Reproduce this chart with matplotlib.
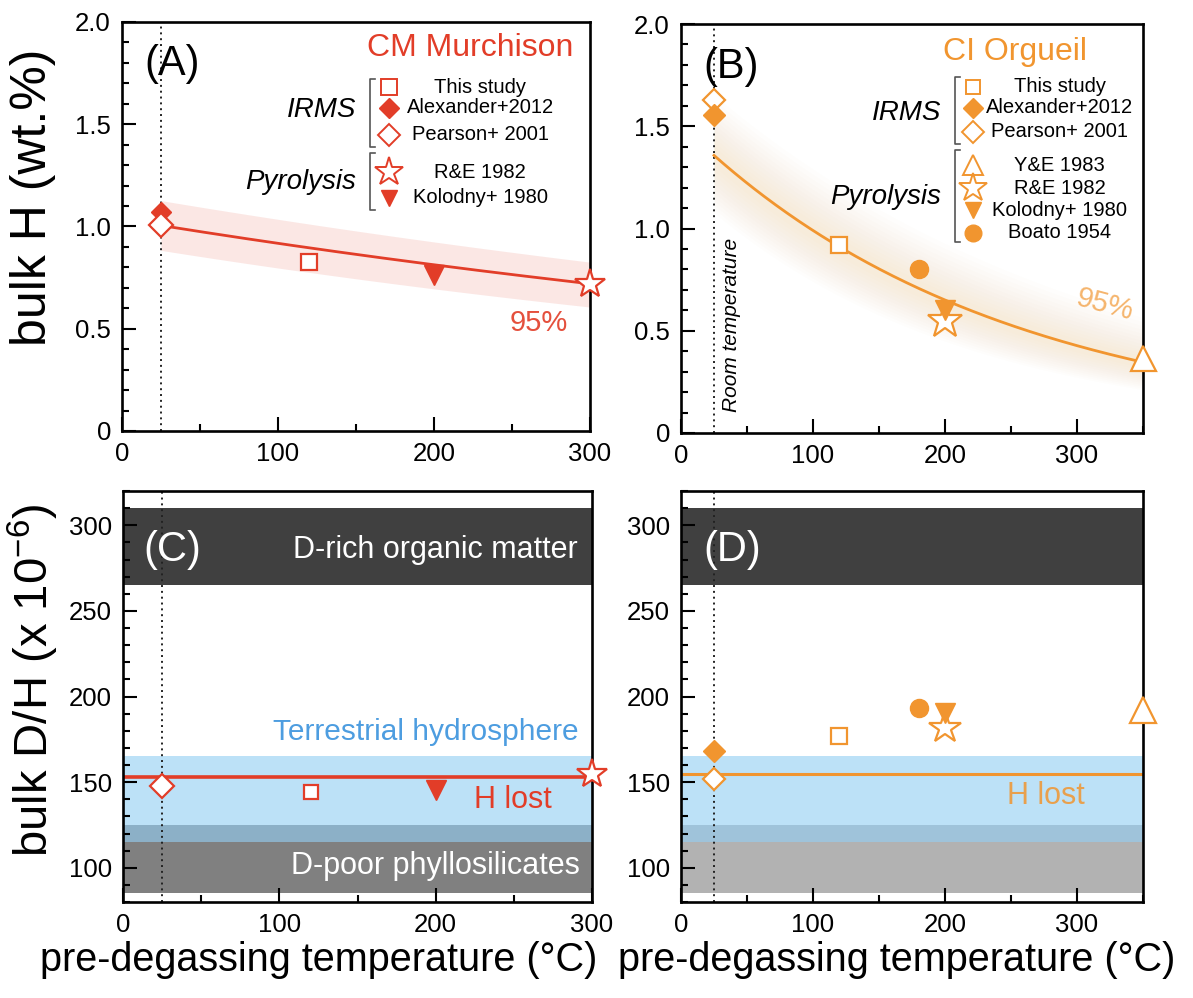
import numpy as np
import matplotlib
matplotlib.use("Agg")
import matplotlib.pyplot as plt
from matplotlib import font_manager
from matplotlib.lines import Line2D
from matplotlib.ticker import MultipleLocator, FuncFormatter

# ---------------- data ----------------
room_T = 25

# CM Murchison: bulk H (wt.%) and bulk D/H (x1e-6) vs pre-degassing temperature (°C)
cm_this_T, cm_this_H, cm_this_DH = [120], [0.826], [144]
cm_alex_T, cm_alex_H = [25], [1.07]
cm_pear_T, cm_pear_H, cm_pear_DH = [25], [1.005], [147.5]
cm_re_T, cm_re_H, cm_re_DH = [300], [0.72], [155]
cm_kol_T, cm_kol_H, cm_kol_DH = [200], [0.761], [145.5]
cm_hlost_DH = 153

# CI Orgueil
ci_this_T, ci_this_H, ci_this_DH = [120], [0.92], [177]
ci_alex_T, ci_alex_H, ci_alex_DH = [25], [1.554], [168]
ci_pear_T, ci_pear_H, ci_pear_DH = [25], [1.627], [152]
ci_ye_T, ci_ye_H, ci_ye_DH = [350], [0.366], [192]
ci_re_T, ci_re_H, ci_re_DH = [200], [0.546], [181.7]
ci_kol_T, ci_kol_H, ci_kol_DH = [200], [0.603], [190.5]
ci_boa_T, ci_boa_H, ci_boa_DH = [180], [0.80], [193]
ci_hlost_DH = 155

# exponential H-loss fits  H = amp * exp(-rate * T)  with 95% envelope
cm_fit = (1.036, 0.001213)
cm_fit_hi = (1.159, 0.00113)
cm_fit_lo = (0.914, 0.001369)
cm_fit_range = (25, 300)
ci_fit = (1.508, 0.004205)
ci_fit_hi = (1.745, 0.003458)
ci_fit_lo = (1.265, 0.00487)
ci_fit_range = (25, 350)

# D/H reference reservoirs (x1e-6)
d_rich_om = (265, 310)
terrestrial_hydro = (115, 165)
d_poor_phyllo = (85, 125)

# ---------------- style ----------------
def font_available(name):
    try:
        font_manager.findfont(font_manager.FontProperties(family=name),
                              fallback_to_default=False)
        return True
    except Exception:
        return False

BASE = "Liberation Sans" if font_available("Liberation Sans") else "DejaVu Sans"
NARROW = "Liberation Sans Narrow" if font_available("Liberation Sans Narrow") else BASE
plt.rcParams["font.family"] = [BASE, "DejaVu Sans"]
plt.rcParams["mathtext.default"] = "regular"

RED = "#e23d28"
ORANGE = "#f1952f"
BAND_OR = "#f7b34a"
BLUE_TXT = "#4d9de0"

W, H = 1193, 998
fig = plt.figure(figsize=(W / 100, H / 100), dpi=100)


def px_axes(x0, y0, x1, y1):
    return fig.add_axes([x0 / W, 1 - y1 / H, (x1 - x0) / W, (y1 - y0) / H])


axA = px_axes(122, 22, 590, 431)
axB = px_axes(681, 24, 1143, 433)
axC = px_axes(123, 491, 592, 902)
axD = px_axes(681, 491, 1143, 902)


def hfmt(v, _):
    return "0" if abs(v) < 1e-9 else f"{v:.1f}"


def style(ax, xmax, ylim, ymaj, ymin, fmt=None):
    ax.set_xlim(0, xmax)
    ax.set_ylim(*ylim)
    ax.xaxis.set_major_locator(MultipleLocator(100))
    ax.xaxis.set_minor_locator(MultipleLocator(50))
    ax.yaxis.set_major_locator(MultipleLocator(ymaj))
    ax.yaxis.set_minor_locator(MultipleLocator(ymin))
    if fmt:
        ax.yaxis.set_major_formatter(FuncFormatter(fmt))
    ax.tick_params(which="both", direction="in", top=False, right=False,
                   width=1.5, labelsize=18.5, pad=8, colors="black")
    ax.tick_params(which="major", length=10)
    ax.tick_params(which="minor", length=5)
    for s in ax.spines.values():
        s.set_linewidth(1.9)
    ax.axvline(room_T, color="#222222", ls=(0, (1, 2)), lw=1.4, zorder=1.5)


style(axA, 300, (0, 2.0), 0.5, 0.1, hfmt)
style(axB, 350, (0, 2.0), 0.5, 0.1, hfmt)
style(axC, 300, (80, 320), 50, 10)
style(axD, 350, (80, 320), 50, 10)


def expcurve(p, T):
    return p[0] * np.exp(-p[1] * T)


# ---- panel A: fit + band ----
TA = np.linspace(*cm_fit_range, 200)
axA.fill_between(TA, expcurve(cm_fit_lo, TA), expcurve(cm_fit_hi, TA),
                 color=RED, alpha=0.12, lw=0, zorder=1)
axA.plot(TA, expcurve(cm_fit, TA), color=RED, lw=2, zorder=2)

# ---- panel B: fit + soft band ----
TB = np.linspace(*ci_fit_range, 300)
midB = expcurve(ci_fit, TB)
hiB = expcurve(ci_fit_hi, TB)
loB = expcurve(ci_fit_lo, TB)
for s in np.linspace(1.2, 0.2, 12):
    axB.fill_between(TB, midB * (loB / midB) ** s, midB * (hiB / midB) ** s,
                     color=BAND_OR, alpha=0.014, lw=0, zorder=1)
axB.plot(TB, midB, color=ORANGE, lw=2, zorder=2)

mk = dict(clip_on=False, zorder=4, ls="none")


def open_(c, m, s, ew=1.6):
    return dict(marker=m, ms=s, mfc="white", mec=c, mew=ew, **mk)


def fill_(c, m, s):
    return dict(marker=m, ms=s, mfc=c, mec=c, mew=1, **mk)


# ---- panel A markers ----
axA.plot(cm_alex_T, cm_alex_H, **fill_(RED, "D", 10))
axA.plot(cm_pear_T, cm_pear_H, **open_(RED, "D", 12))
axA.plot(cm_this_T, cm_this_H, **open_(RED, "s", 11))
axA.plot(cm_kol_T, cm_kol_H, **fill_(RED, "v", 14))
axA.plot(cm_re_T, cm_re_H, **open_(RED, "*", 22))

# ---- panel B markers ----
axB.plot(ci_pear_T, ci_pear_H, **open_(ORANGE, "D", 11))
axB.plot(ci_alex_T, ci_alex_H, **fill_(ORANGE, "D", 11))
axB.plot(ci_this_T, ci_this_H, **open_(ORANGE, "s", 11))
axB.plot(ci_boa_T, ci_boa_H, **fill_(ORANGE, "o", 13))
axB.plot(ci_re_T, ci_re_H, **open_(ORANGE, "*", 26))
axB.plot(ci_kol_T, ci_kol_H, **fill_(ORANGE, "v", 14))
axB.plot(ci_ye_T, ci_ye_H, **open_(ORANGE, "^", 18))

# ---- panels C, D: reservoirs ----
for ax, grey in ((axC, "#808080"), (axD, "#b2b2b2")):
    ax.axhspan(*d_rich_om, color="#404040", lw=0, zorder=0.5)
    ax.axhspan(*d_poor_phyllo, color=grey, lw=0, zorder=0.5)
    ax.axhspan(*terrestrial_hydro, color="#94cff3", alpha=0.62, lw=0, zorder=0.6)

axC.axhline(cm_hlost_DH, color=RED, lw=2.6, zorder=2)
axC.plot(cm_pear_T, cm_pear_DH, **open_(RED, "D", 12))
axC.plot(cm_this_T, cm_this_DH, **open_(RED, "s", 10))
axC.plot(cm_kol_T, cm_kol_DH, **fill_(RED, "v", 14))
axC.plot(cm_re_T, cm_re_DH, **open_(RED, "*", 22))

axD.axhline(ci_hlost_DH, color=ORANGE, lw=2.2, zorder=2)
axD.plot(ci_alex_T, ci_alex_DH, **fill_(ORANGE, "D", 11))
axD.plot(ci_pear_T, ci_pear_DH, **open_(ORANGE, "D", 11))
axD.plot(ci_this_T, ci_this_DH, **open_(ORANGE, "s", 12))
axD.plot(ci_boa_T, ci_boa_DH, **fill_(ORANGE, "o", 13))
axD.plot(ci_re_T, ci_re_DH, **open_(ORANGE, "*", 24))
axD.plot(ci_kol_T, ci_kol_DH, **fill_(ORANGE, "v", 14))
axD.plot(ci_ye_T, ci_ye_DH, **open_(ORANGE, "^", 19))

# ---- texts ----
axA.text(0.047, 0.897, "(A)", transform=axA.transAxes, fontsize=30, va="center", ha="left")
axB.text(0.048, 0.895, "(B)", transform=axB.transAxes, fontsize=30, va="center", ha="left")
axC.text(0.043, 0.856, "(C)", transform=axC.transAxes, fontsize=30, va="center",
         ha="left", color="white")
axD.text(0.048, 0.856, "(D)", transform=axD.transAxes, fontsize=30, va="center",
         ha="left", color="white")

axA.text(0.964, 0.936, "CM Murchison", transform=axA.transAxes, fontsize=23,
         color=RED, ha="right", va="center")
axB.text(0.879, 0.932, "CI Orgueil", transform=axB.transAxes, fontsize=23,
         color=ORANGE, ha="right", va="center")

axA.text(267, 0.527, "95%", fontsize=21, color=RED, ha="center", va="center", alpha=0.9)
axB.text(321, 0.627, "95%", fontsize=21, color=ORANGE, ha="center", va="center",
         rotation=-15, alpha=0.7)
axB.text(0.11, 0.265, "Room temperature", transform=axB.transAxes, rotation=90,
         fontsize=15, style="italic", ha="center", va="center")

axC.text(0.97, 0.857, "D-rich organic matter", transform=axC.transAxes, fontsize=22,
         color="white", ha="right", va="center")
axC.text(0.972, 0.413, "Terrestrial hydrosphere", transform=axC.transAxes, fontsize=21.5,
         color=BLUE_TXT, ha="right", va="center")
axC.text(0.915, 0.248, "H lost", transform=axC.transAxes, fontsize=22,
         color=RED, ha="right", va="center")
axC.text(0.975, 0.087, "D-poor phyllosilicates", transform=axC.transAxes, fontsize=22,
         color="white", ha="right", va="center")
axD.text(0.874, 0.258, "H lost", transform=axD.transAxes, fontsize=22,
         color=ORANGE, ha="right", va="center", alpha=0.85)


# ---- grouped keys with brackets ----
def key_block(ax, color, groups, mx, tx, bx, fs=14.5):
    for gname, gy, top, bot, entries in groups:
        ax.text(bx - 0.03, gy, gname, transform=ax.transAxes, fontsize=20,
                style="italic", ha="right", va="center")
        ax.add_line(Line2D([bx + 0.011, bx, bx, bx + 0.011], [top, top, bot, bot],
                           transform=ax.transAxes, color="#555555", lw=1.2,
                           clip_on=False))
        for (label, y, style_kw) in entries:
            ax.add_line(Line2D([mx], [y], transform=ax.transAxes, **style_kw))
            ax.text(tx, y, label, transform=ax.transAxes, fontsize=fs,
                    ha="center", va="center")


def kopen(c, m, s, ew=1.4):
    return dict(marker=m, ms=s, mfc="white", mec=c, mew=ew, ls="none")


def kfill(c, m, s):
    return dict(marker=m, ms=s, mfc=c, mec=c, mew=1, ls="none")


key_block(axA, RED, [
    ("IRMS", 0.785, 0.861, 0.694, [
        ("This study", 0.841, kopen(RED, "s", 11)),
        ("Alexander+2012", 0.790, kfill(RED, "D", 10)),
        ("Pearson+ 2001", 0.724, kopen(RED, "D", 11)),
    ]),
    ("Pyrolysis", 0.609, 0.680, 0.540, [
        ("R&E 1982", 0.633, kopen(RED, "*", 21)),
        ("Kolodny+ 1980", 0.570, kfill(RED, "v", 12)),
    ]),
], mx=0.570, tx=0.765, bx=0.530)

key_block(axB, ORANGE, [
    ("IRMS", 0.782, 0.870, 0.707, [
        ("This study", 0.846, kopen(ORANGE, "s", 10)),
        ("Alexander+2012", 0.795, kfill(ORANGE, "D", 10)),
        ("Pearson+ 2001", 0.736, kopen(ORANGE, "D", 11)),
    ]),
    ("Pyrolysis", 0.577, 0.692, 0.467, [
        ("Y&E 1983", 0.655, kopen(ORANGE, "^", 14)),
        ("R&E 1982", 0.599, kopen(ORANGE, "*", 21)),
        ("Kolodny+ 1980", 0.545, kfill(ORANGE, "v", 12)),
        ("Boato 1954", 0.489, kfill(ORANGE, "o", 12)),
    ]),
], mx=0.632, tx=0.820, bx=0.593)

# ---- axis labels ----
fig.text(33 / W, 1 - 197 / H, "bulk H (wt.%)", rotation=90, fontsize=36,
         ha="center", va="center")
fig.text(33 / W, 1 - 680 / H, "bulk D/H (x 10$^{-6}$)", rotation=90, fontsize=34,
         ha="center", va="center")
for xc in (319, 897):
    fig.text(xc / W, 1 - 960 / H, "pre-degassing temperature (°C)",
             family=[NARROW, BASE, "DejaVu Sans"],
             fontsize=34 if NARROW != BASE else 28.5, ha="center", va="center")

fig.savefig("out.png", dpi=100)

• • • • •

[Exercise aim]:
Look over the material above and show each line where "matplotlib" appears.

[Solution to this problem]:
Reproduce this chart with matplotlib.
import matplotlib
matplotlib.use("Agg")
import matplotlib.pyplot as plt
from matplotlib import font_manager
from matplotlib.lines import Line2D
from matplotlib.ticker import MultipleLocator, FuncFormatter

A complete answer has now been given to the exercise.